The intellectual confidence Auburn honed at UChicago prompted him to explore many other diverse topics in subsequent plays—ranging from The Journals of Mihail Sebastian(2004), about the Romanian government’s World War II-era atrocities, to last year’s Broadway debut of The Columnist, starring John Lithgow as Washington commentator Joseph Alsop.

Auburn also wrote the film script for The Lake House (2006), starring Sandra Bullock and Keanu Reeves as time-crossed lovers. Auburn’s Hollywood directorial debut came in 2008 when he directed The Girl in the Park, starring Sigourney Weaver, Kate Bosworth, and Keri Russell, about a woman who encounters someone who may or may not be her missing daughter of 15 years.

Bringing inspiration back to campus

The breadth of the theatrical career Auburn has crafted—all by his early 40s—has been a source of inspiration to students and faculty on campus, says Drew Dir, AB’07, resident dramaturge at Court Theatre and a lecturer in the Theater and Performance Studies program. The cast of Court Theatre’s Proof was particularly thrilled that Auburn gave them a copy of the notes he had written for the director and cast of the play’s original production.
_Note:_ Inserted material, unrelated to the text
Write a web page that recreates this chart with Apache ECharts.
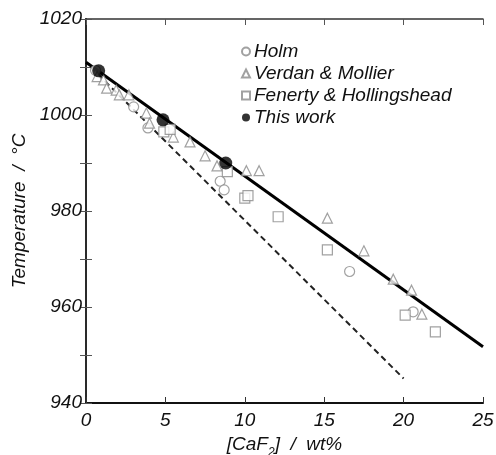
<!DOCTYPE html>
<html><head><meta charset="utf-8">
<script src="https://cdn.jsdelivr.net/npm/echarts@6/dist/echarts.min.js"></script>
<style>html,body{margin:0;padding:0;background:#fff}#c{width:496px;height:455px}</style>
</head><body><div id="c"></div>
<script>
const holmX = [0.6, 3.0, 3.9, 8.45, 8.7, 16.6, 20.6];
const holmT = [1009.3, 1001.7, 997.3, 986.2, 984.4, 967.4, 959.0];
const verdanX = [0.7, 1.1, 1.3, 1.9, 2.1, 2.7, 3.8, 4.0, 5.5, 6.55, 7.5, 8.25, 10.1, 10.9, 15.2, 17.5, 19.35, 20.5, 21.15];
const verdanT = [1008.0, 1007.3, 1005.6, 1005.2, 1004.2, 1004.2, 1000.4, 998.3, 995.4, 994.4, 991.5, 989.4, 988.4, 988.4, 978.5, 971.7, 965.8, 963.5, 958.5];
const fenX = [4.9, 5.3, 8.9, 10.0, 10.2, 12.1, 15.2, 20.1, 22.0];
const fenT = [996.5, 997.0, 988.2, 982.7, 983.2, 978.8, 971.9, 958.3, 954.8];
const thisX = [0.8, 4.85, 8.8];
const thisT = [1009.2, 999.0, 990.0];
const fitX = [0, 25];
const fitT = [1011.0, 951.7];
const dashX = [0.3, 20];
const dashT = [1010.0, 945.1];
const xTicks = [0, 5, 10, 15, 20, 25];
const yTicks = [940, 960, 980, 1000, 1020];

const zip = (a, b) => a.map((v, i) => [v, b[i]]);
const FONT = '"Liberation Sans", Arial, sans-serif';
const FS = 19;
const chart = echarts.init(document.getElementById('c'));
const grey = '#8a8a8a';
const hollow = (sym, size) => ({
  type: 'scatter', symbol: sym, symbolSize: size, xAxisIndex: 0, yAxisIndex: 0,
  itemStyle: { color: '#fff', borderColor: grey, borderWidth: 1.2 }, z: 3
});
chart.setOption({
  animation: false,
  backgroundColor: '#fff',
  grid: { left: 86, right: 13, top: 19, bottom: 52, containLabel: false, outerBoundsMode: 'none' },
  legend: {
    orient: 'vertical', left: 236, top: 37, itemGap: 3, itemWidth: 8, itemHeight: 8,
    textStyle: { fontFamily: FONT, fontStyle: 'italic', fontSize: FS, color: '#111', padding: [0, 0, 0, -1] },
    data: ['Holm', 'Verdan & Mollier', 'Fenerty & Hollingshead', 'This work']
  },
  xAxis: [{
    type: 'value', min: 0, max: 25, interval: 5,
    name: '{a|[CaF}{s|2}{a|]  /  wt%}', nameLocation: 'middle', nameGap: 26,
    nameTextStyle: { rich: {
      a: { fontFamily: FONT, fontStyle: 'italic', fontSize: FS, color: '#111', lineHeight: 20 },
      s: { fontFamily: FONT, fontStyle: 'italic', fontSize: 12, color: '#111', lineHeight: 12, verticalAlign: 'bottom', padding: [0, 0, -4, 0] }
    } },
    axisLine: { lineStyle: { color: '#111', width: 2 } },
    axisTick: { inside: true, length: 6, lineStyle: { color: '#333', width: 1 } },
    axisLabel: { fontFamily: FONT, fontStyle: 'italic', fontSize: FS, color: '#111', margin: 8,
      formatter: v => xTicks.includes(v) ? String(v) : '' },
    splitLine: { show: false }
  }, {
    type: 'value', min: 0, max: 25, interval: 5, position: 'top',
    axisLine: { lineStyle: { color: '#333', width: 1.5 } },
    axisTick: { inside: true, length: 6, lineStyle: { color: '#555', width: 1 } },
    axisLabel: { show: false }, splitLine: { show: false }
  }],
  yAxis: [{
    type: 'value', min: 940, max: 1020, interval: 10,
    name: 'Temperature  /  °C', nameLocation: 'middle', nameGap: 48, nameRotate: 90,
    nameTextStyle: { fontFamily: FONT, fontStyle: 'italic', fontSize: FS, color: '#111' },
    axisLine: { lineStyle: { color: '#111', width: 2 } },
    axisTick: { inside: true, length: 6, lineStyle: { color: '#555', width: 1 } },
    axisLabel: { fontFamily: FONT, fontStyle: 'italic', fontSize: FS, color: '#111', margin: 4,
      formatter: v => yTicks.includes(v) ? String(v) : '' },
    splitLine: { show: false }
  }, {
    type: 'value', min: 940, max: 1020, interval: 10, position: 'right',
    axisLine: { lineStyle: { color: '#333', width: 1.5 } },
    axisTick: { inside: true, length: 6, lineStyle: { color: '#555', width: 1 } },
    axisLabel: { show: false }, splitLine: { show: false }
  }],
  series: [
    { type: 'line', data: zip(fitX, fitT), symbol: 'none', lineStyle: { color: '#000', width: 3 }, z: 2, silent: true },
    { type: 'line', data: zip(dashX, dashT), symbol: 'none', lineStyle: { color: '#222', width: 2, type: [6, 4] }, z: 2, silent: true },
    Object.assign(hollow('circle', 10), { name: 'Holm', data: zip(holmX, holmT) }),
    Object.assign(hollow('triangle', 10), { name: 'Verdan & Mollier', data: zip(verdanX, verdanT) }),
    Object.assign(hollow('rect', 10), { name: 'Fenerty & Hollingshead', data: zip(fenX, fenT) }),
    { type: 'scatter', name: 'This work', symbol: 'circle', symbolSize: 13, data: zip(thisX, thisT),
      itemStyle: { color: '#000' }, z: 4 }
  ]
});
</script></body></html>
“It outlined the back stories of all the characters and their family histories,” Dir says. “It even had notes about Catherine’s mother, who you never see in the play, with contours of her background, so in the rehearsal room we could fill in the blanks for these characters.”

After seeing the rehearsal, Auburn says he was impressed by Court’s “nuanced and thoughtful” rendering of Proof and thought its abstract setting was perfectly appropriate.

“In the Broadway production, the set was so realistic and evocative of the Hyde Park neighborhood that it sometimes drew gasps from people in the audience who had lived there,” Auburn says. “But for this production, you don’t need an elaborate, detailed set because you can walk out the door to see Hyde Park all around you.”

Court Theatre’s production of Proof runs through April 7.